═══ Data extract ═══

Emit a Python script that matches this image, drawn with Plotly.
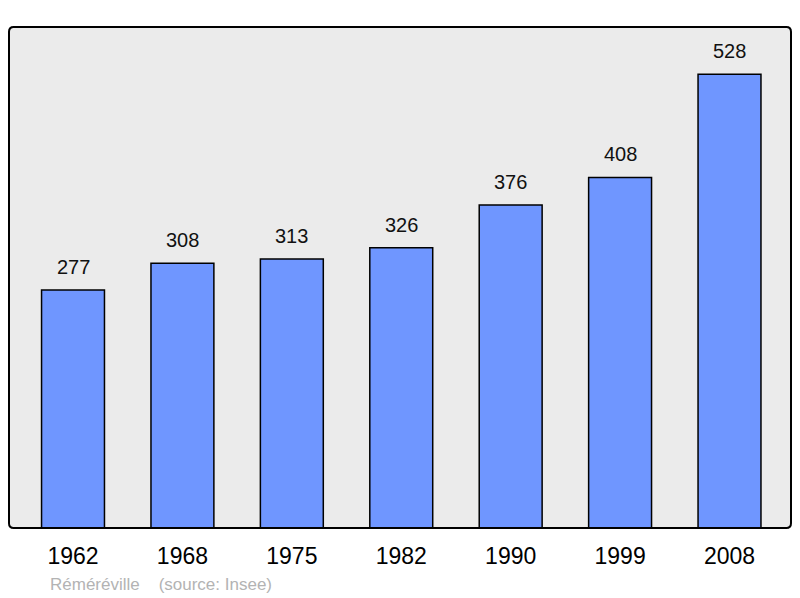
import plotly.graph_objects as go

years = ["1962", "1968", "1975", "1982", "1990", "1999", "2008"]
population = [277, 308, 313, 326, 376, 408, 528]
town = "Réméréville"
source = "(source: Insee)"

xs = list(range(len(years)))

fig = go.Figure()
fig.add_trace(go.Bar(
    x=xs, y=population, width=0.575,
    marker=dict(color="#6f96ff", line=dict(color="#000000", width=1.5)),
    hoverinfo="skip",
))

for x, v in zip(xs, population):
    fig.add_annotation(x=x, y=v, text=str(v), showarrow=False, yshift=23,
                       font=dict(family="Liberation Sans, Arial", size=20, color="#111"))

# rounded frame
r = 0.006
fig.add_shape(type="path", xref="paper", yref="paper",
              path=f"M {r} 0 L {1-r} 0 Q 1 0 1 {r*1.6} L 1 {1-r*1.6} Q 1 1 {1-r} 1 L {r} 1 Q 0 1 0 {1-r*1.6} L 0 {r*1.6} Q 0 0 {r} 0 Z",
              line=dict(color="#000", width=2), layer="above")

fig.add_annotation(xref="paper", yref="paper", x=0.0505, y=-0.112, xanchor="left", yanchor="middle",
                   text=f"{town}&nbsp;&nbsp;&nbsp;&nbsp;{source}", showarrow=False,
                   font=dict(family="Liberation Sans, Arial", size=17, color="#b3b3b3"))

fig.update_layout(
    width=784, height=590,
    margin=dict(l=1, r=1, t=19, b=70),
    paper_bgcolor="#ffffff", plot_bgcolor="#ebebeb",
    showlegend=False,
    xaxis=dict(range=[-0.585, 6.562], tickmode="array", tickvals=xs, ticktext=years,
               showgrid=False, zeroline=False, ticks="", showline=False,
               ticklabelstandoff=12,
               tickfont=dict(family="Liberation Sans, Arial", size=23, color="#000")),
    yaxis=dict(range=[0, 583], showgrid=False, zeroline=False, showticklabels=False,
               ticks="", showline=False),
)
fig.write_html("out.html")
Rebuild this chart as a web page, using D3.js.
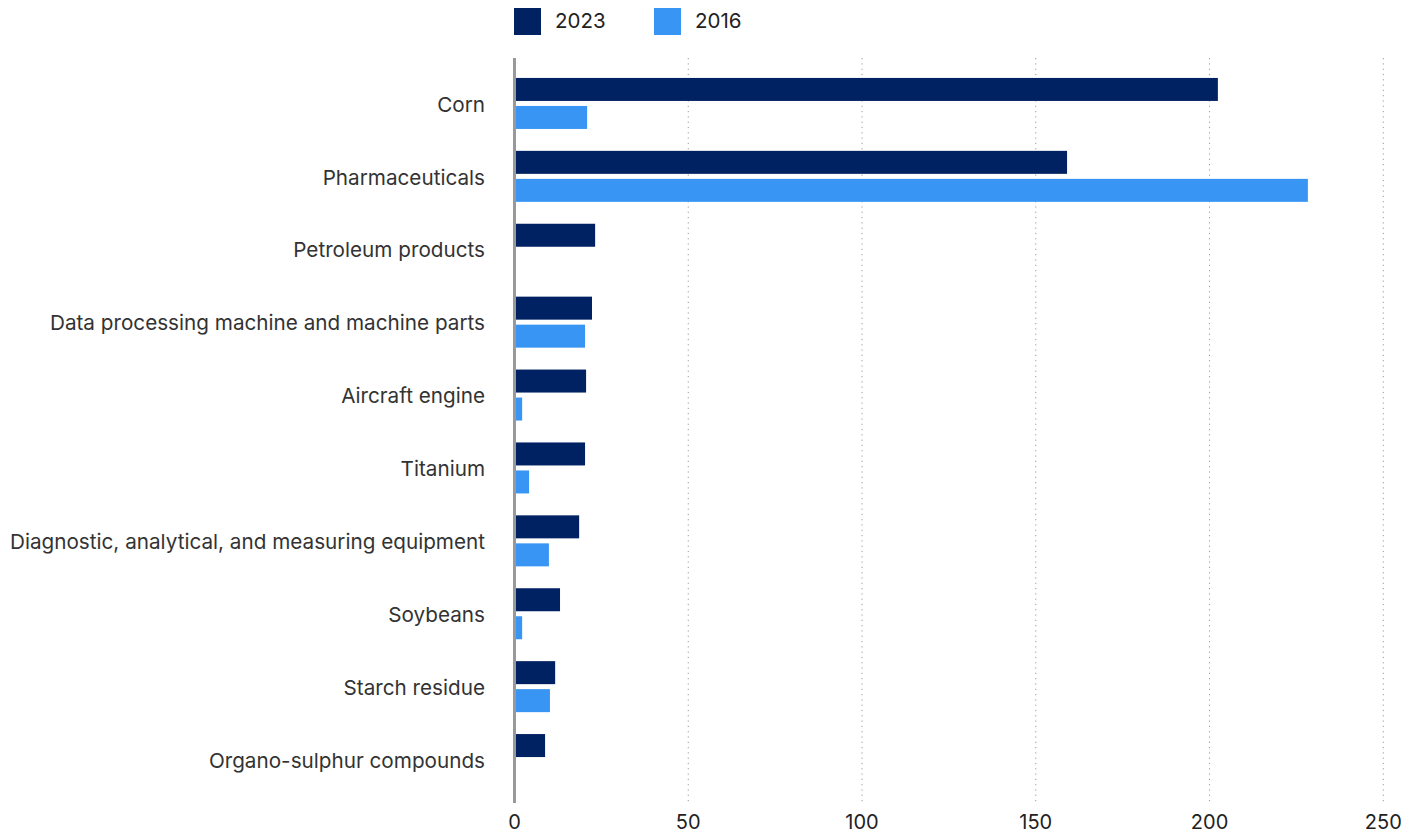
<!DOCTYPE html>
<html>
<head>
<meta charset="utf-8">
<script src="https://cdn.jsdelivr.net/npm/d3@7"></script>
<style>
  html, body { margin: 0; padding: 0; background: #ffffff; }
  svg { display: block; font-family: Inter, "Liberation Sans", Arial, sans-serif; }
</style>
</head>
<body>
<svg id="chart" width="1419" height="833"></svg>
<script>
// Product categories, top to bottom
const categories = [
  "Corn",
  "Pharmaceuticals",
  "Petroleum products",
  "Data processing machine and machine parts",
  "Aircraft engine",
  "Titanium",
  "Diagnostic, analytical, and measuring equipment",
  "Soybeans",
  "Starch residue",
  "Organo-sulphur compounds"
];
// Series values per category
const values2023 = [202.4, 159.0, 23.2, 22.3, 20.6, 20.3, 18.6, 13.1, 11.7, 8.8];
const values2016 = [20.9, 228.3, 0, 20.3, 2.2, 4.2, 9.9, 2.2, 10.2, 0];
const seriesNames = ["2023", "2016"];
const seriesColors = ["#002263", "#3895f4"];
const xTicks = [0, 50, 100, 150, 200, 250];

const svg = d3.select("#chart");
const margin = { left: 514.5, right: 1383.3, top: 67, bottom: 796 };

const x = d3.scaleLinear().domain([0, 250]).range([margin.left, margin.right]);
const y = d3.scaleBand().domain(categories).range([margin.top, margin.bottom]);

const series = [values2023, values2016];
const barH = 23, barGap = 5;

// Dotted vertical gridlines
svg.append("g")
  .selectAll("line")
  .data(xTicks.filter(d => d > 0))
  .join("line")
  .attr("x1", d => x(d)).attr("x2", d => x(d))
  .attr("y1", 58).attr("y2", 803)
  .attr("stroke", "#9a9a9a")
  .attr("stroke-width", 1)
  .attr("stroke-dasharray", "1.2,4.1");

// Bars: one pair per category
const groups = svg.append("g").selectAll("g")
  .data(categories)
  .join("g")
  .attr("transform", d => `translate(0,${y(d) + y.bandwidth() / 2 - (2 * barH + barGap) / 2})`);

seriesNames.forEach((name, si) => {
  groups.append("rect")
    .attr("x", x(0))
    .attr("y", si * (barH + barGap))
    .attr("height", barH)
    .attr("width", (d, i) => Math.max(0, x(series[si][i]) - x(0)))
    .attr("fill", seriesColors[si]);
});

// Baseline axis
svg.append("line")
  .attr("x1", x(0)).attr("x2", x(0))
  .attr("y1", 58).attr("y2", 803)
  .attr("stroke", "#999999")
  .attr("stroke-width", 3);

// Category labels
svg.append("g")
  .selectAll("text")
  .data(categories)
  .join("text")
  .attr("x", 485)
  .attr("y", d => y(d) + y.bandwidth() / 2 + 1)
  .attr("dy", "0.35em")
  .attr("text-anchor", "end")
  .attr("font-size", 20.7)
  .attr("fill", "#333333")
  .text(d => d);

// X tick labels
svg.append("g")
  .selectAll("text")
  .data(xTicks)
  .join("text")
  .attr("x", d => x(d))
  .attr("y", 822)
  .attr("dy", "0.35em")
  .attr("text-anchor", "middle")
  .attr("font-size", 20)
  .attr("fill", "#222222")
  .text(d => d);

// Legend
const legend = svg.append("g");
const legendX = [514, 654];
seriesNames.forEach((name, i) => {
  legend.append("rect")
    .attr("x", legendX[i]).attr("y", 8)
    .attr("width", 27).attr("height", 27)
    .attr("fill", seriesColors[i]);
  legend.append("text")
    .attr("x", legendX[i] + 41)
    .attr("y", 20.5)
    .attr("dy", "0.35em")
    .attr("font-size", 20.5)
    .attr("fill", "#222222")
    .text(name);
});
</script>
</body>
</html>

═══

Reproduce every line exactly and omit all pictures.

Emit a Python script that matches this image, drawn with Plotly.
import plotly.graph_objects as go

years = ["1962", "1968", "1975", "1982", "1990", "1999", "2008"]
population = [277, 308, 313, 326, 376, 408, 528]
town = "Réméréville"
source = "(source: Insee)"

xs = list(range(len(years)))

fig = go.Figure()
fig.add_trace(go.Bar(
    x=xs, y=population, width=0.575,
    marker=dict(color="#6f96ff", line=dict(color="#000000", width=1.5)),
    hoverinfo="skip",
))

for x, v in zip(xs, population):
    fig.add_annotation(x=x, y=v, text=str(v), showarrow=False, yshift=23,
                       font=dict(family="Liberation Sans, Arial", size=20, color="#111"))

# rounded frame
r = 0.006
fig.add_shape(type="path", xref="paper", yref="paper",
              path=f"M {r} 0 L {1-r} 0 Q 1 0 1 {r*1.6} L 1 {1-r*1.6} Q 1 1 {1-r} 1 L {r} 1 Q 0 1 0 {1-r*1.6} L 0 {r*1.6} Q 0 0 {r} 0 Z",
              line=dict(color="#000", width=2), layer="above")

fig.add_annotation(xref="paper", yref="paper", x=0.0505, y=-0.112, xanchor="left", yanchor="middle",
                   text=f"{town}&nbsp;&nbsp;&nbsp;&nbsp;{source}", showarrow=False,
                   font=dict(family="Liberation Sans, Arial", size=17, color="#b3b3b3"))

fig.update_layout(
    width=784, height=590,
    margin=dict(l=1, r=1, t=19, b=70),
    paper_bgcolor="#ffffff", plot_bgcolor="#ebebeb",
    showlegend=False,
    xaxis=dict(range=[-0.585, 6.562], tickmode="array", tickvals=xs, ticktext=years,
               showgrid=False, zeroline=False, ticks="", showline=False,
               ticklabelstandoff=12,
               tickfont=dict(family="Liberation Sans, Arial", size=23, color="#000")),
    yaxis=dict(range=[0, 583], showgrid=False, zeroline=False, showticklabels=False,
               ticks="", showline=False),
)
fig.write_html("out.html")
Rebuild this chart as a web page, using D3.js.
<!DOCTYPE html>
<html>
<head>
<meta charset="utf-8">
<script src="https://cdn.jsdelivr.net/npm/d3@7"></script>
<style>
  html, body { margin: 0; padding: 0; background: #ffffff; }
  svg { display: block; font-family: Inter, "Liberation Sans", Arial, sans-serif; }
</style>
</head>
<body>
<svg id="chart" width="1419" height="833"></svg>
<script>
// Product categories, top to bottom
const categories = [
  "Corn",
  "Pharmaceuticals",
  "Petroleum products",
  "Data processing machine and machine parts",
  "Aircraft engine",
  "Titanium",
  "Diagnostic, analytical, and measuring equipment",
  "Soybeans",
  "Starch residue",
  "Organo-sulphur compounds"
];
// Series values per category
const values2023 = [202.4, 159.0, 23.2, 22.3, 20.6, 20.3, 18.6, 13.1, 11.7, 8.8];
const values2016 = [20.9, 228.3, 0, 20.3, 2.2, 4.2, 9.9, 2.2, 10.2, 0];
const seriesNames = ["2023", "2016"];
const seriesColors = ["#002263", "#3895f4"];
const xTicks = [0, 50, 100, 150, 200, 250];

const svg = d3.select("#chart");
const margin = { left: 514.5, right: 1383.3, top: 67, bottom: 796 };

const x = d3.scaleLinear().domain([0, 250]).range([margin.left, margin.right]);
const y = d3.scaleBand().domain(categories).range([margin.top, margin.bottom]);

const series = [values2023, values2016];
const barH = 23, barGap = 5;

// Dotted vertical gridlines
svg.append("g")
  .selectAll("line")
  .data(xTicks.filter(d => d > 0))
  .join("line")
  .attr("x1", d => x(d)).attr("x2", d => x(d))
  .attr("y1", 58).attr("y2", 803)
  .attr("stroke", "#9a9a9a")
  .attr("stroke-width", 1)
  .attr("stroke-dasharray", "1.2,4.1");

// Bars: one pair per category
const groups = svg.append("g").selectAll("g")
  .data(categories)
  .join("g")
  .attr("transform", d => `translate(0,${y(d) + y.bandwidth() / 2 - (2 * barH + barGap) / 2})`);

seriesNames.forEach((name, si) => {
  groups.append("rect")
    .attr("x", x(0))
    .attr("y", si * (barH + barGap))
    .attr("height", barH)
    .attr("width", (d, i) => Math.max(0, x(series[si][i]) - x(0)))
    .attr("fill", seriesColors[si]);
});

// Baseline axis
svg.append("line")
  .attr("x1", x(0)).attr("x2", x(0))
  .attr("y1", 58).attr("y2", 803)
  .attr("stroke", "#999999")
  .attr("stroke-width", 3);

// Category labels
svg.append("g")
  .selectAll("text")
  .data(categories)
  .join("text")
  .attr("x", 485)
  .attr("y", d => y(d) + y.bandwidth() / 2 + 1)
  .attr("dy", "0.35em")
  .attr("text-anchor", "end")
  .attr("font-size", 20.7)
  .attr("fill", "#333333")
  .text(d => d);

// X tick labels
svg.append("g")
  .selectAll("text")
  .data(xTicks)
  .join("text")
  .attr("x", d => x(d))
  .attr("y", 822)
  .attr("dy", "0.35em")
  .attr("text-anchor", "middle")
  .attr("font-size", 20)
  .attr("fill", "#222222")
  .text(d => d);

// Legend
const legend = svg.append("g");
const legendX = [514, 654];
seriesNames.forEach((name, i) => {
  legend.append("rect")
    .attr("x", legendX[i]).attr("y", 8)
    .attr("width", 27).attr("height", 27)
    .attr("fill", seriesColors[i]);
  legend.append("text")
    .attr("x", legendX[i] + 41)
    .attr("y", 20.5)
    .attr("dy", "0.35em")
    .attr("font-size", 20.5)
    .attr("fill", "#222222")
    .text(name);
});
</script>
</body>
</html>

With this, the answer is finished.